On her fifty-fourth birthday, Julianna Wallingford never imagined she would riding a bike on the Bonneville Salt Flats within the year. She had already had her share of adventures in life.
In her teens and twenties, she dabbled in rock climbing, a sport that took her up rock faces in New York, North Carolina, West Virginia, and her native Ohio, before bringing her to Boulder, Colorado. She credits Devil’s Tower in Wyoming as her greatest climb. “I was a face climber, so to go up pitch after pitch of wedging my hands, arms, or body into cracks was not in my comfort zone.” She and her partners reached the summit before sundown, then rappelled down by moonlight.
But climbing is in Julianna’s words “a young man’s sport,” and in her thirties she took up the less physically demanding sport of scuba diving. Somehow, she never ended up diving the sites most people dive. “I’m often asked, ‘Have you been to Cozumel, Cayman, Costa Rica?’ No, no and no.” Diving has taken her to many parts of the world, including the Florida Keys, the shipwrecks off North Carolina, the kelp forests of Santa Catalina, Australia’s Great Barrier Reef, Truk Lagoon, Yap and Palau,
the Galapagos Islands of Ecuador, an underground lead mine in Missouri, salt lakes in Utah, and high mountain lakes at home in Colorado. “I loved diving with my teenage children in Hawaii and Florida, but I’d love to go back to the South Pacific. The combination of marine life and World War II shipwrecks is awe-inspiring.”
Like many women, her first experience on a motorcycle was riding behind a boyfriend, but she quickly became discontented with looking over someone’s shoulder. She bought an orange 1975 Yamaha RD 350, and she fondly remembers its acceleration. “It had less of a power band and more what you could call a power point. If I kept the revs right on that point, I could scream up through the gears ... to about eighty, where it got to feeling so light, I would just twist it back down.”
The Yamaha was sold before the move to Colorado in 1980, and it would be more than twenty-five years before Julianna got another motorcycle, another Yamaha, this time a YZF R6. She met Rob Williams at a 2009 summer promotional event hosted by a local motorcycle shop. The sport bike rider and Harley rider had a lot in common, but plenty of differences, too.
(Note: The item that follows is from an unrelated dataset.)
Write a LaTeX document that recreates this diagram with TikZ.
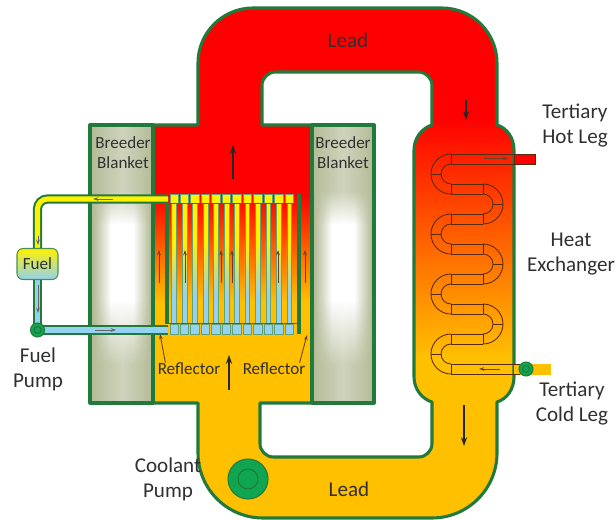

The first time Rob rode her in the passenger’s seat of his Road Glide, she compared the experience to riding in a child’s safety seat.
Julianna was about to leave the safety seat. Although she was slated to ride the nitro methane BBND Hayabusa at the 2010 BUB Speedtrials, a badly blistered rear tire prevented her from running the bike on the course. When a friend offered her a ride his stock Honda Blackbird, she jumped at the chance. On a bike she had never sat on before, barely able to touch tiptoes to the ground when standing still, Julianna recorded a 143 mph mile on her first run, and improved to a top speed of 153.
“I had no idea how much fun it would be,” she said. “The bike felt just like it was gliding over velvet. I keep going over the runs in my head, pushing the tach closer to redline.” For Julianna, the 2011 Bonneville BUB Motorcycle Speed Trials couldn't come soon enough.
By 2013, Julianna had achieved both AMA and FIM records on the Aprilia RS 50cc bike with a top speed of over 85mph, in addition to creating a new AMA record for 500cc pushrod fuel engines on the Buell. Now age 58, she looks forward to next year, once again hoping to go even faster.